EXERCISE INSTRUCTIONS: The listing below must be repeated word for word, with its images excluded.

↓↓↓

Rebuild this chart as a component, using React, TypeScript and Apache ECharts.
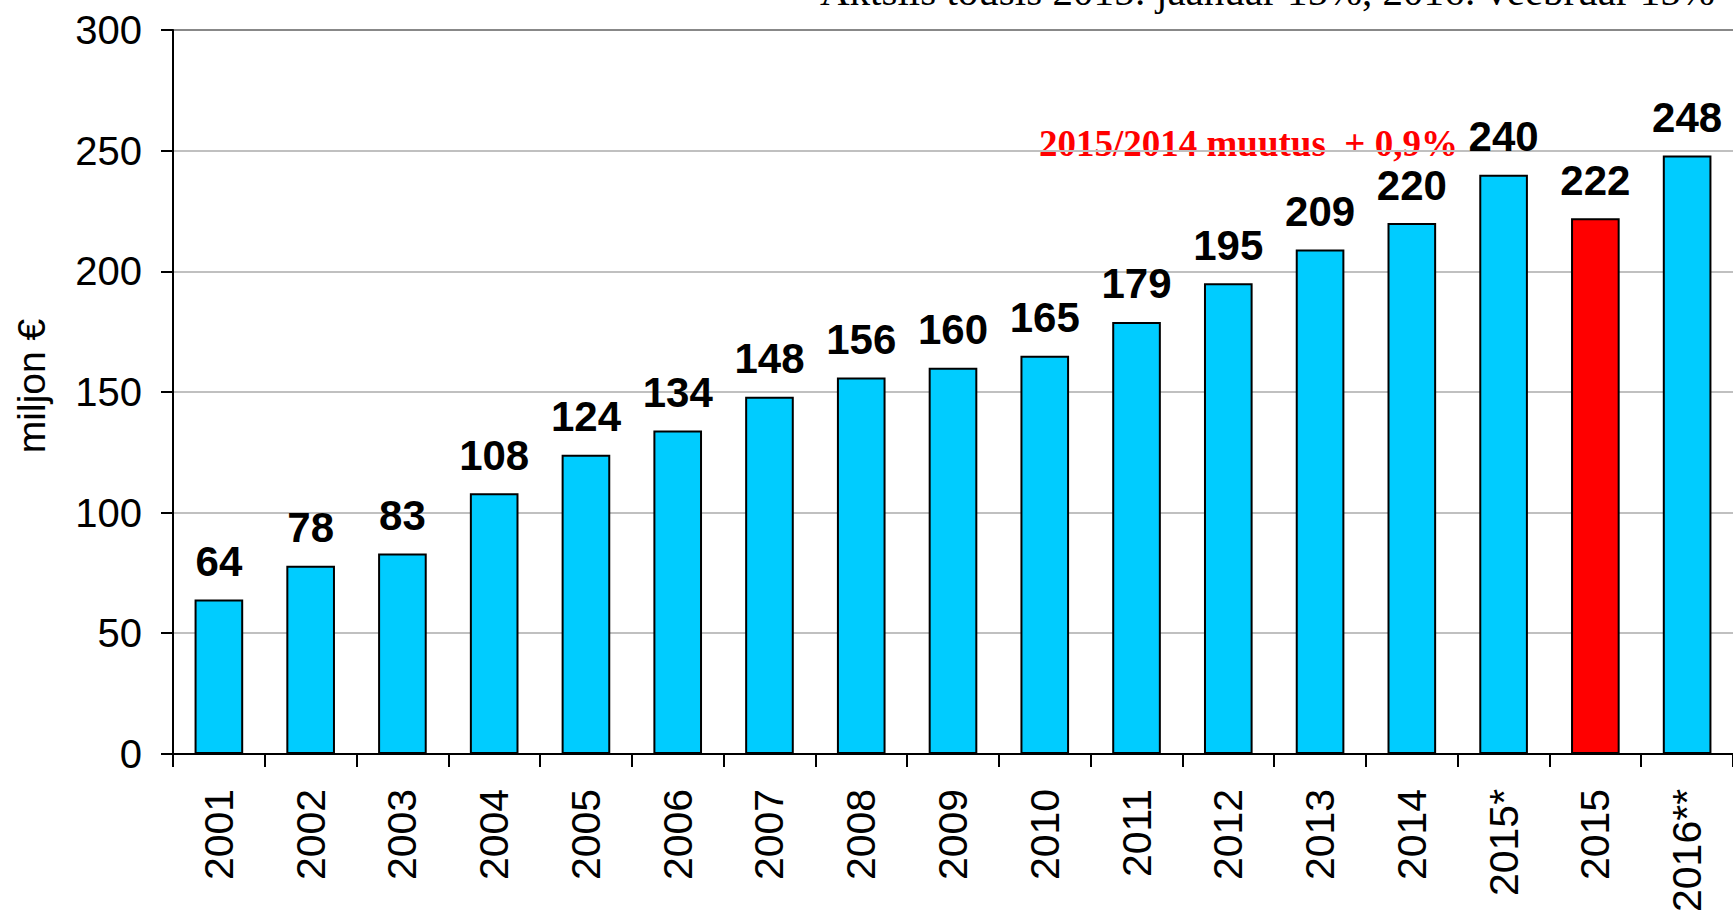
import React, { useEffect, useRef } from "react";
import * as echarts from "echarts";

const categories = ["2001", "2002", "2003", "2004", "2005", "2006", "2007", "2008", "2009", "2010", "2011", "2012", "2013", "2014", "2015*", "2015", "2016**"];
const values = [64, 78, 83, 108, 124, 134, 148, 156, 160, 165, 179, 195, 209, 220, 240, 222, 248];
const highlightCategory = "2015";
const titleText = "Aktsiis tõusis 2015: jaanuar 15%, 2016: veebruar 15%";
const noteText = "2015/2014 muutus  + 0,9%";
const yAxisName = "miljon €";

const SANS = "'Liberation Sans', Arial, sans-serif";
const SERIF = "'Liberation Serif', 'Times New Roman', serif";

export default function App() {
  const ref = useRef<HTMLDivElement>(null);
  useEffect(() => {
    if (!ref.current) return;
    const chart = echarts.init(ref.current, undefined, { renderer: "svg" });
    chart.setOption({
      animation: false,
      backgroundColor: "#ffffff",
      grid: { left: 173, right: -16, top: 30, bottom: 155, containLabel: false },
      xAxis: {
        type: "category",
        data: categories,
        axisLine: { lineStyle: { color: "#000", width: 2 } },
        axisTick: { show: true, length: 13, lineStyle: { color: "#000", width: 2 } },
        axisLabel: { rotate: 90, margin: 35, fontSize: 41, color: "#000", fontFamily: SANS },
      },
      yAxis: {
        type: "value",
        min: 0,
        max: 300,
        interval: 50,
        name: yAxisName,
        nameLocation: "middle",
        nameRotate: 90,
        nameGap: 122,
        nameTextStyle: { fontSize: 39, color: "#000", fontFamily: SANS, padding: [0, 0, 0, 12] },
        axisLine: { show: true, lineStyle: { color: "#000", width: 2 } },
        axisTick: { show: true, length: 12, lineStyle: { color: "#000", width: 2 } },
        axisLabel: { margin: 31, fontSize: 40, color: "#000", fontFamily: SANS },
        splitLine: {
          show: true,
          lineStyle: { color: ["#c0c0c0", "#c0c0c0", "#c0c0c0", "#c0c0c0", "#c0c0c0", "#c0c0c0", "#888888"], width: 2 },
        },
      },
      series: [
        {
          type: "bar",
          barCategoryGap: "47%",
          data: values.map((v, i) => ({
            value: v,
            itemStyle: { color: categories[i] === highlightCategory ? "#ff0000" : "#00ccff" },
          })),
          itemStyle: { borderColor: "#000", borderWidth: 2 },
          label: {
            show: true,
            position: "top",
            distance: 17,
            fontSize: 42,
            fontWeight: "bold",
            color: "#000",
            fontFamily: SANS,
          },
        },
      ],
      graphic: [
        {
          type: "text",
          left: 820,
          top: -30,
          style: { text: titleText, fontSize: 41, fill: "#000", fontFamily: SERIF },
        },
        {
          type: "text",
          left: 1039,
          top: 125,
          style: { text: noteText, fontSize: 37, fontWeight: "bold", fill: "#ff0000", fontFamily: SERIF },
        },
      ],
    });
    return () => chart.dispose();
  }, []);
  return <div ref={ref} style={{ position: "fixed", left: 0, top: 0, width: 1733, height: 915 }} />;
}
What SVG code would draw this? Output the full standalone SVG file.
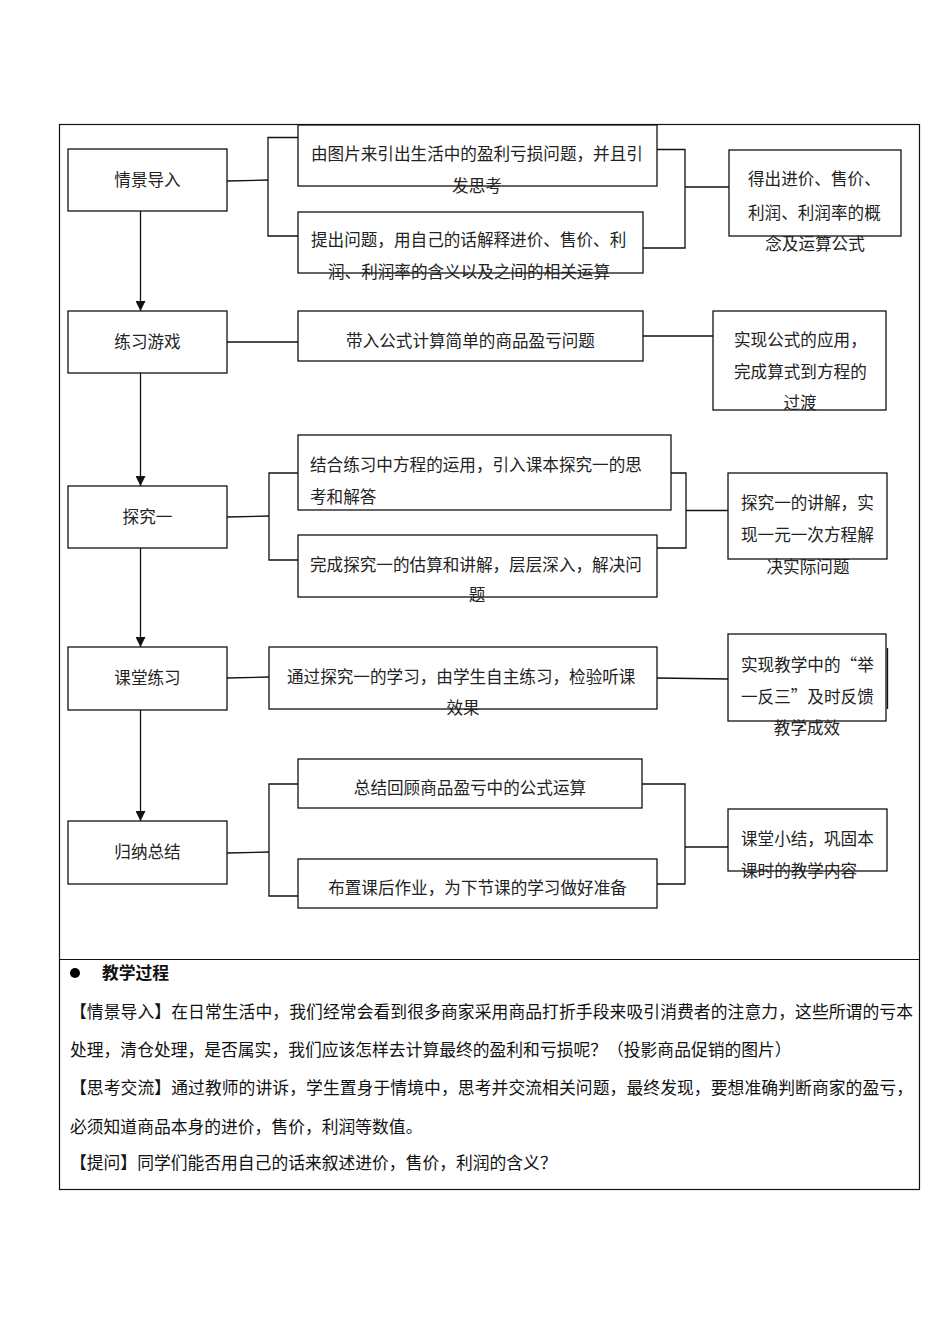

↑↑↑

RESPONSE TO THE TASK:
Rebuild this chart as a component, using React, TypeScript and Apache ECharts.
import React, { useEffect, useRef } from "react";
import * as echarts from "echarts";

const categories = ["2001", "2002", "2003", "2004", "2005", "2006", "2007", "2008", "2009", "2010", "2011", "2012", "2013", "2014", "2015*", "2015", "2016**"];
const values = [64, 78, 83, 108, 124, 134, 148, 156, 160, 165, 179, 195, 209, 220, 240, 222, 248];
const highlightCategory = "2015";
const titleText = "Aktsiis tõusis 2015: jaanuar 15%, 2016: veebruar 15%";
const noteText = "2015/2014 muutus  + 0,9%";
const yAxisName = "miljon €";

const SANS = "'Liberation Sans', Arial, sans-serif";
const SERIF = "'Liberation Serif', 'Times New Roman', serif";

export default function App() {
  const ref = useRef<HTMLDivElement>(null);
  useEffect(() => {
    if (!ref.current) return;
    const chart = echarts.init(ref.current, undefined, { renderer: "svg" });
    chart.setOption({
      animation: false,
      backgroundColor: "#ffffff",
      grid: { left: 173, right: -16, top: 30, bottom: 155, containLabel: false },
      xAxis: {
        type: "category",
        data: categories,
        axisLine: { lineStyle: { color: "#000", width: 2 } },
        axisTick: { show: true, length: 13, lineStyle: { color: "#000", width: 2 } },
        axisLabel: { rotate: 90, margin: 35, fontSize: 41, color: "#000", fontFamily: SANS },
      },
      yAxis: {
        type: "value",
        min: 0,
        max: 300,
        interval: 50,
        name: yAxisName,
        nameLocation: "middle",
        nameRotate: 90,
        nameGap: 122,
        nameTextStyle: { fontSize: 39, color: "#000", fontFamily: SANS, padding: [0, 0, 0, 12] },
        axisLine: { show: true, lineStyle: { color: "#000", width: 2 } },
        axisTick: { show: true, length: 12, lineStyle: { color: "#000", width: 2 } },
        axisLabel: { margin: 31, fontSize: 40, color: "#000", fontFamily: SANS },
        splitLine: {
          show: true,
          lineStyle: { color: ["#c0c0c0", "#c0c0c0", "#c0c0c0", "#c0c0c0", "#c0c0c0", "#c0c0c0", "#888888"], width: 2 },
        },
      },
      series: [
        {
          type: "bar",
          barCategoryGap: "47%",
          data: values.map((v, i) => ({
            value: v,
            itemStyle: { color: categories[i] === highlightCategory ? "#ff0000" : "#00ccff" },
          })),
          itemStyle: { borderColor: "#000", borderWidth: 2 },
          label: {
            show: true,
            position: "top",
            distance: 17,
            fontSize: 42,
            fontWeight: "bold",
            color: "#000",
            fontFamily: SANS,
          },
        },
      ],
      graphic: [
        {
          type: "text",
          left: 820,
          top: -30,
          style: { text: titleText, fontSize: 41, fill: "#000", fontFamily: SERIF },
        },
        {
          type: "text",
          left: 1039,
          top: 125,
          style: { text: noteText, fontSize: 37, fontWeight: "bold", fill: "#ff0000", fontFamily: SERIF },
        },
      ],
    });
    return () => chart.dispose();
  }, []);
  return <div ref={ref} style={{ position: "fixed", left: 0, top: 0, width: 1733, height: 915 }} />;
}
What SVG code would draw this? Output the full standalone SVG file.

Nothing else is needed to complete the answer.